Master Thesis Project

Title ALIRA: An (Almost) Lazy Information Retrieval Application
Student Ho E.
Supervisor Arno Knobbe
Abstract The ALIRA system is an experimental prototype that borrows techniques from information retrieval and artificial intelligence to accomplish retrieval of relevant documents and classification of user queries. The retrieval of relevant documents is based on the Okapi BM25 ranking mechanism. Given the retrieved result set that contains the k best-ranked documents for a specific query, the ALIRA system builds upon the paradigm of a lazy learning scheme named nearest neighbours to classify this query.

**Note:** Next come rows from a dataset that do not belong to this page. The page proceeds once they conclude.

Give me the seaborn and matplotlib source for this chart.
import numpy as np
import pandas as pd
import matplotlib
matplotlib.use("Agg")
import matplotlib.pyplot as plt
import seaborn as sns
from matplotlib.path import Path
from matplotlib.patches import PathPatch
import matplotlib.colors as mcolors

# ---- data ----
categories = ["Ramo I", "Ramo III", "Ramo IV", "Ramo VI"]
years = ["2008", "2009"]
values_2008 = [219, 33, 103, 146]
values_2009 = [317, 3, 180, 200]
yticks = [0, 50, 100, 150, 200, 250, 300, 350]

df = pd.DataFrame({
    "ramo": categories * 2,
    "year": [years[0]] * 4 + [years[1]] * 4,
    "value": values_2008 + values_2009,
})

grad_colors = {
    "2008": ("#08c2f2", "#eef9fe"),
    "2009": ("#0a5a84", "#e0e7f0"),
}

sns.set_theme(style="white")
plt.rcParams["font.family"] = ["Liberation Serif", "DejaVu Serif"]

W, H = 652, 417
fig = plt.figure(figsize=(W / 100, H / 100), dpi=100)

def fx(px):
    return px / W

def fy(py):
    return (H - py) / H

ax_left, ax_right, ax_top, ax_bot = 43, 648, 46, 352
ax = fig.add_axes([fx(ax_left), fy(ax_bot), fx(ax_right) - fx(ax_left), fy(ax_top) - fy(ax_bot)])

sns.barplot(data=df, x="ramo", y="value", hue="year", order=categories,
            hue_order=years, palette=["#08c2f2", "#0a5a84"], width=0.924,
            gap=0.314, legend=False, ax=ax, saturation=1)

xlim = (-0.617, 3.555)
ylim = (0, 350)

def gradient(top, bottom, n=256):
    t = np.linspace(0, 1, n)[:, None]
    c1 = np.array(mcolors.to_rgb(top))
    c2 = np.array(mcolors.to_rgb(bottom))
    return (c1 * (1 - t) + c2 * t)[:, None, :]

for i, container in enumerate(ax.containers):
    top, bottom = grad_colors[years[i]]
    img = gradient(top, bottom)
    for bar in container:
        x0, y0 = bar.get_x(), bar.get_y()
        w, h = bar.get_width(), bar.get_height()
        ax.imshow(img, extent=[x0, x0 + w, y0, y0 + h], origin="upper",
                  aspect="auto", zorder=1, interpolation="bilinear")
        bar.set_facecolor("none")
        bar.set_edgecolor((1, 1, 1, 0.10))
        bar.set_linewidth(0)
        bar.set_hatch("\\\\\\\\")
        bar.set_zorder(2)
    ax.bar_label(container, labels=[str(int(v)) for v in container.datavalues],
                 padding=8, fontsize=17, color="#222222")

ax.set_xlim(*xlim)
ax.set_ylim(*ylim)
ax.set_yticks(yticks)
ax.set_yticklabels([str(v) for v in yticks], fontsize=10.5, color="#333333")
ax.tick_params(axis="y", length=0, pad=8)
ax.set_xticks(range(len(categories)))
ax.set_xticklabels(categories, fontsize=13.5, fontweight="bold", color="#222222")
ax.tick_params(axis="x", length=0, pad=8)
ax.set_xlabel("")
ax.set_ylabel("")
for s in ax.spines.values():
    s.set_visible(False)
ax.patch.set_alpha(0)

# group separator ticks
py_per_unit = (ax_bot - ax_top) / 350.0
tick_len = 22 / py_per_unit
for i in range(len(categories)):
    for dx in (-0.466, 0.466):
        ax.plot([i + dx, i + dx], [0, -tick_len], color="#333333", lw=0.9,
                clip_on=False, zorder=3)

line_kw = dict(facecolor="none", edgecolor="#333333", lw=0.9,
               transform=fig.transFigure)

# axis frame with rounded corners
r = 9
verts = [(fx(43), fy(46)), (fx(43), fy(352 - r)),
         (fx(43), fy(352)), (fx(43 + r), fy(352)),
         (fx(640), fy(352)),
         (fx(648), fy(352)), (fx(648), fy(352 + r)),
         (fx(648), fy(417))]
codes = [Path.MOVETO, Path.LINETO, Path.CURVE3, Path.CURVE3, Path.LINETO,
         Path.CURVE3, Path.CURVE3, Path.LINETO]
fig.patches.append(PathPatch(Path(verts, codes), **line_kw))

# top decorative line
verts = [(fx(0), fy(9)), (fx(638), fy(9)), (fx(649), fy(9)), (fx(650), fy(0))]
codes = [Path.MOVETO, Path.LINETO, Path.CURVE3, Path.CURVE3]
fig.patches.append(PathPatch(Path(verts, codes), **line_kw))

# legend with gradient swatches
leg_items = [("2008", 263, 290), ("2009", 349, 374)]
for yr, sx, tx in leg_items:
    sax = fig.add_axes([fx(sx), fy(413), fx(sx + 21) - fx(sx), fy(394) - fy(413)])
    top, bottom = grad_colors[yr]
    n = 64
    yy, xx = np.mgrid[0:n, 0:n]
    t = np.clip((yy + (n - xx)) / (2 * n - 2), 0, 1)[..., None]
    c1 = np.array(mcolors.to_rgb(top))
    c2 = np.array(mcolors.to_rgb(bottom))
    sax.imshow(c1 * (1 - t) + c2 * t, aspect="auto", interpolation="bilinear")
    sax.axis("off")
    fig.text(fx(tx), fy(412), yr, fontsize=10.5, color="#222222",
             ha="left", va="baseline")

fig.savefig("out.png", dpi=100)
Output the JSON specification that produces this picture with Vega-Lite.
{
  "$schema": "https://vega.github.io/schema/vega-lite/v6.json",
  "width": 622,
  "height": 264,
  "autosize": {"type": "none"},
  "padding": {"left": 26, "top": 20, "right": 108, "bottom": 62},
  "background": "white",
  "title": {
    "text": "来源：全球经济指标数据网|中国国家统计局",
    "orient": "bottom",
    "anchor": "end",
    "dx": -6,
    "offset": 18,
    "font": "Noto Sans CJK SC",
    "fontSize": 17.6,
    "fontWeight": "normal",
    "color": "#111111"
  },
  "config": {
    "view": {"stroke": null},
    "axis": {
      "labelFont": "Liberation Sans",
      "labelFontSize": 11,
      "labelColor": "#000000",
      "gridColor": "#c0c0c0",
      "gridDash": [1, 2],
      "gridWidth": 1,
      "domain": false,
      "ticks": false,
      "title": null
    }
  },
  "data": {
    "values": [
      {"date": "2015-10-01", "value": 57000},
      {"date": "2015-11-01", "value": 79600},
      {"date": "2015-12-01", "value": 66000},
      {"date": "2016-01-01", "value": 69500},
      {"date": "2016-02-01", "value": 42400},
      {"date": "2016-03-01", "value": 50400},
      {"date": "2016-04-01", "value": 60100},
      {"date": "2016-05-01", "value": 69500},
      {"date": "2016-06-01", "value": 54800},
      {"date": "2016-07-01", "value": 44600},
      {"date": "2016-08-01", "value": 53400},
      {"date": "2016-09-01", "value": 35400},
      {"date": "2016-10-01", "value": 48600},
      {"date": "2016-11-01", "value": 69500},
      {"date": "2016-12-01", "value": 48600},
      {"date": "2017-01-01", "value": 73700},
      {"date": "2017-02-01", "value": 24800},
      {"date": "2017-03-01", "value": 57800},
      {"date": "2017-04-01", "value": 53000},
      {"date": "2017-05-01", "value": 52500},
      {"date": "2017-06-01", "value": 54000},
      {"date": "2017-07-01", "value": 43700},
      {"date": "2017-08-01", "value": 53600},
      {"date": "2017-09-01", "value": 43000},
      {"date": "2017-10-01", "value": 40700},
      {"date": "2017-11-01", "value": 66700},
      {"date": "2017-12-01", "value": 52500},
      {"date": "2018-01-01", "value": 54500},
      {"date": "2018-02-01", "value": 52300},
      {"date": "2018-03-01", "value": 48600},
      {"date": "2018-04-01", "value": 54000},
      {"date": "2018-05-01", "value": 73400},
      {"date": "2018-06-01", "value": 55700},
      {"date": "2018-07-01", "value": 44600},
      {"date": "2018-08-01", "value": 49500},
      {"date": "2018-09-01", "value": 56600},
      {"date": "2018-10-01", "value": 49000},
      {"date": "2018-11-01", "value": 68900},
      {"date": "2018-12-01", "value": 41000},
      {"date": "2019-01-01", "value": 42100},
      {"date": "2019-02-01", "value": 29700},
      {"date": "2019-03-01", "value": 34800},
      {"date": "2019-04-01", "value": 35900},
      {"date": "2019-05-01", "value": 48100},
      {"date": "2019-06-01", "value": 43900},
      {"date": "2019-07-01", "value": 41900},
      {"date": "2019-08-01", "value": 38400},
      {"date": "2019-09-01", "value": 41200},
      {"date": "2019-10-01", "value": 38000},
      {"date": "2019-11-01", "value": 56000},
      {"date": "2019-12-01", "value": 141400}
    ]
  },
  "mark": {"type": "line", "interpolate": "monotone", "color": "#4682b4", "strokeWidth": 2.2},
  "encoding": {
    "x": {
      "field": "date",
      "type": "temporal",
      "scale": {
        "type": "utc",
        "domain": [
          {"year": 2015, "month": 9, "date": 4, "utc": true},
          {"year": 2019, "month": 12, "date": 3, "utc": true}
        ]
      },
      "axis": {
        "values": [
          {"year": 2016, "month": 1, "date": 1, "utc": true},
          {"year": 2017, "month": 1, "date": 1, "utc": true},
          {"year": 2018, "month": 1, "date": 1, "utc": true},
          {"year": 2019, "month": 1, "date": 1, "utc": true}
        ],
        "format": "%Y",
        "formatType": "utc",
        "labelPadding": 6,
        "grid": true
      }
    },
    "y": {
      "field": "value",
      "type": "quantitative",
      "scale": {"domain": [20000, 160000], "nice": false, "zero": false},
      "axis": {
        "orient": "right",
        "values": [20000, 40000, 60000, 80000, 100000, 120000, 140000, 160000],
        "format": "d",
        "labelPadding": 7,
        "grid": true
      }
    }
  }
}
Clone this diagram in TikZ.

The primary goal of this research project is to optimise the ranking and classification accuracy of the system with respect to its base performance for two specific datasets. This is achieved by combining several components, which optimise the original feature space and parameter settings of the Okapi BM25 algorithm and consequently improve its mapping of features. The secondary goal consists of designing a virtual helpdesk framework that uses the ALIRA system as a backbone and a FAQ model as its document reference collection. This research is part of the M. Sc. Agents & Computational Intelligence course at Utrecht University. Most of the practical work was done at Clockwork B.V., a Dutch company focused on interactive multi-channel ebusiness solutions. Performance was measured using two real-life datasets, donated by Q-Go, a company specialized in online marketing and customer interaction services.